I.K. : Les microARN, ou miR, appartiennent à la même famille que les petits ARN interférents (siRNA), mais leur fonctionnement est différent. En substance, les microARN bloquent les ARN messagers qui codent pour les protéines. Comme nos cellules, nos structures et nos fonctions dépendent de la synthèse protéique à partir des gènes, le microARN peut donc interrompre la production de protéines spécifiques, ce qui empêche la cellule d’exécuter certaines fonctions. Au départ, nous nous sommes demandés : si cette technologie réduit l’inflammation sévère induite par une bactérie, pourquoi ne pourrait-elle pas s’appliquer à d’autres contextes inflammatoires ?
C’est ainsi que nous avons testé cette molécule dans un modèle animal mimant les maladies inflammatoires chroniques de l’intestin (MICI).

Nous avons observé une diminution modérée, mais notable, de l’inflammation, ce qui nous a conduits à envisager une action anti-inflammatoire plus générale de notre microARN. L’approche thérapeutique visée est donc de modérer cette inflammation sévère, que ce soit dans l’infection à Clostridioides difficile ou dans d’autres inflammations intestinales.

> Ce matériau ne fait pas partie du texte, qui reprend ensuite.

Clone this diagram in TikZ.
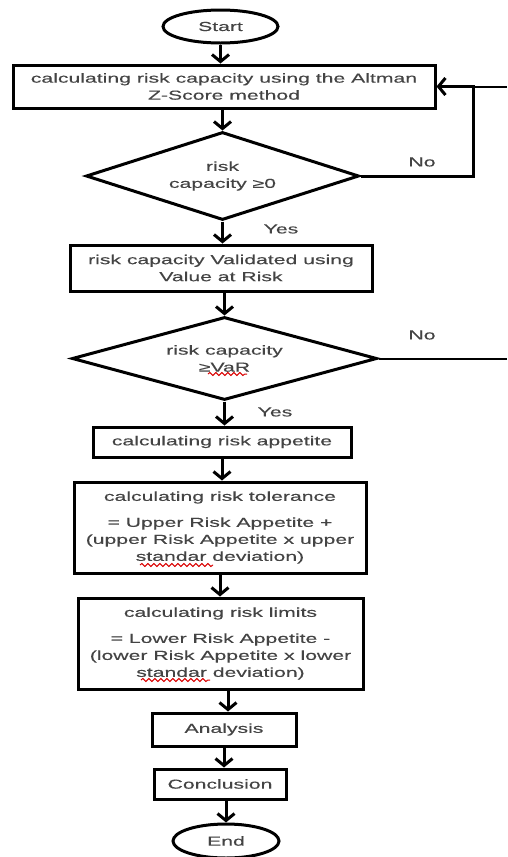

Dans le cas des infections, le traitement antibiotique cible la bactérie, ce qui est nécessaire pour guérir le patient. Malgré cela, certains patients développent des formes sévères, voire mortelles, à cause d’une inflammation excessive. Notre idée est d’utiliser le microARN en complément, pour réduire cette inflammation et favoriser la réparation de la muqueuse intestinale.
Pour les MICI, dont les causes exactes restent encore mal définies et multifactorielles, cette molécule pourrait freiner les poussées inflammatoires aiguës, améliorant ainsi la qualité de vie des patients.

Aujourd’hui, les traitements contre les MICI reposent principalement sur les corticoïdes, qui agissent de manière très générale, et les biothérapies, comme les anticorps monoclonaux ciblant les molécules pro-inflammatoires.